Opinion ID: 2590922
Heading Depth: 1
Heading Rank: 16

Heading: Pase's Inactions

Text: State negligence law does not impose a different causation standard if the breach was caused by an act or omission, but federal due process law requires an additional showing. Generally, federal liability does not attach if state actors do nothing when suspicious circumstances require action unless the state actor recklessly created the danger through some affirmative conduct on the state's part that placed plaintiff in danger. This is called the danger creation theory. Christiansen v. City of Tulsa, 332 F.3d 1270, 1279-80 (10th Cir.2003). The federal district court relied upon Rhoten's failure to establish that Pase created the danger when granting summary judgment under the omission theory of liability. It held there was no § 1983 liability, reasoning that Pase did not change the status quo or place Rhoten in a worse position by following Dickson.

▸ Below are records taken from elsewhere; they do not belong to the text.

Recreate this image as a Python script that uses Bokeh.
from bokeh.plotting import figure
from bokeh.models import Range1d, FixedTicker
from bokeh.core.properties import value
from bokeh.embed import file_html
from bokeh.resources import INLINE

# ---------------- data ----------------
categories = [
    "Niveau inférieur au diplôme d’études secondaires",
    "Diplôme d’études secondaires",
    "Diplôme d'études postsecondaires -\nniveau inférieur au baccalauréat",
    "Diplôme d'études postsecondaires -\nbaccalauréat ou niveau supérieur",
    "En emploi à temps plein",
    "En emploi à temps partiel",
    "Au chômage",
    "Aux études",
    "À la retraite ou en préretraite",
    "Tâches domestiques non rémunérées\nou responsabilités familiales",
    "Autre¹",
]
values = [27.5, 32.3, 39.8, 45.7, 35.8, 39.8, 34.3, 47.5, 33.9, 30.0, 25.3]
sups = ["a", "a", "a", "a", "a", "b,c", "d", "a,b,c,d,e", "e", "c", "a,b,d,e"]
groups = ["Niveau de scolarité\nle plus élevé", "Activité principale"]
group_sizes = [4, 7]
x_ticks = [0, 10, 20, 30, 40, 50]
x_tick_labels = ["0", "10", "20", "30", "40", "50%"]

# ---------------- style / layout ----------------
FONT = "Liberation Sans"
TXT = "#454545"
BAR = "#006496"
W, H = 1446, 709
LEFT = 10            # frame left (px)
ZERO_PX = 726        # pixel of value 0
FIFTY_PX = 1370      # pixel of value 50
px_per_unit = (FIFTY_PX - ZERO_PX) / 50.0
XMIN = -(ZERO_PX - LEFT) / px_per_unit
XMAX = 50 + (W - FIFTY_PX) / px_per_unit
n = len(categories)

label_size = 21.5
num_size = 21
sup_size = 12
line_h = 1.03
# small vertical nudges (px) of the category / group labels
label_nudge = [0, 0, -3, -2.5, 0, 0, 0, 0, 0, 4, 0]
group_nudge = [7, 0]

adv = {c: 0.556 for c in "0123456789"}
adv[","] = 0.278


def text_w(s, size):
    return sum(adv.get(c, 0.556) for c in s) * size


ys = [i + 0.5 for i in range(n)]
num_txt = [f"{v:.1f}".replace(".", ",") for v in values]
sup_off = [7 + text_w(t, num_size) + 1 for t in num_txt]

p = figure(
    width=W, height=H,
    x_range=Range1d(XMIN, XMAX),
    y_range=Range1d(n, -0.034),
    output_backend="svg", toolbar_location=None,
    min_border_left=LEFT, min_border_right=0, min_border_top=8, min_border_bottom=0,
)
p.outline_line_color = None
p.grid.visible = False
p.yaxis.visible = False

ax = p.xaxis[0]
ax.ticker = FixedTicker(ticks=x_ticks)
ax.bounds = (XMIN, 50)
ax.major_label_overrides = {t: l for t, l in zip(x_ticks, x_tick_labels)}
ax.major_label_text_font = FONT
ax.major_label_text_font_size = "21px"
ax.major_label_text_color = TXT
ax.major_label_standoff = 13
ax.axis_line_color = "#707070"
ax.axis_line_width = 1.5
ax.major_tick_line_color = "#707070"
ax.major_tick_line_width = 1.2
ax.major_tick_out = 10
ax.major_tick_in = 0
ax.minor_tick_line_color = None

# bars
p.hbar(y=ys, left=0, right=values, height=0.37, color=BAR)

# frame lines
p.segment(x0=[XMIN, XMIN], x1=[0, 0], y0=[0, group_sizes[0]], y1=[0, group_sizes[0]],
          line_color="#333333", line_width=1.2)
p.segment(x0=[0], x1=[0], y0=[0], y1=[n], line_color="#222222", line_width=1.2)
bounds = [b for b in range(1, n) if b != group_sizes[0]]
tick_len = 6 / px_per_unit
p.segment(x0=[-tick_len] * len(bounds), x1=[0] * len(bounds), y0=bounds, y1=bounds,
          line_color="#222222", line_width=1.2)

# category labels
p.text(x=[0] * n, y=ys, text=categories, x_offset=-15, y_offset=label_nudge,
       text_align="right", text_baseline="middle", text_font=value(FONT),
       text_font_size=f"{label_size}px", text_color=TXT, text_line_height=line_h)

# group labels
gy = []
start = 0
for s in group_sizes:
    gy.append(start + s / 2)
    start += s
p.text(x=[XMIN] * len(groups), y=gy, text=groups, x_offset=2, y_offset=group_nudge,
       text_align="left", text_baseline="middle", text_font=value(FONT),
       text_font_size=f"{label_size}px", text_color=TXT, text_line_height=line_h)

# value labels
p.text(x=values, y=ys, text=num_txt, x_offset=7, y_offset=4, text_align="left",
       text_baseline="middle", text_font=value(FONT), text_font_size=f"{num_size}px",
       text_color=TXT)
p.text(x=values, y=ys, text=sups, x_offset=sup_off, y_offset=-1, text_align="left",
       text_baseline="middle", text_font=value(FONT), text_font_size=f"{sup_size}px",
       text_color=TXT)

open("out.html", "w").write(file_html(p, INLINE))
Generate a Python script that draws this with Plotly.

But this additional showing is not required under Kansas negligence law, and the issue decided by the federal district is not identical to the causation analysis in Kansas. Since Rhoten's omission theory was rejected by the federal district court based upon the failure to establish Pase created the danger, it did not decide whether Pase's failure to activate his lights and sirens caused Rhoten's injury. Therefore, issue preclusion would not bar Rhoten's negligence claim.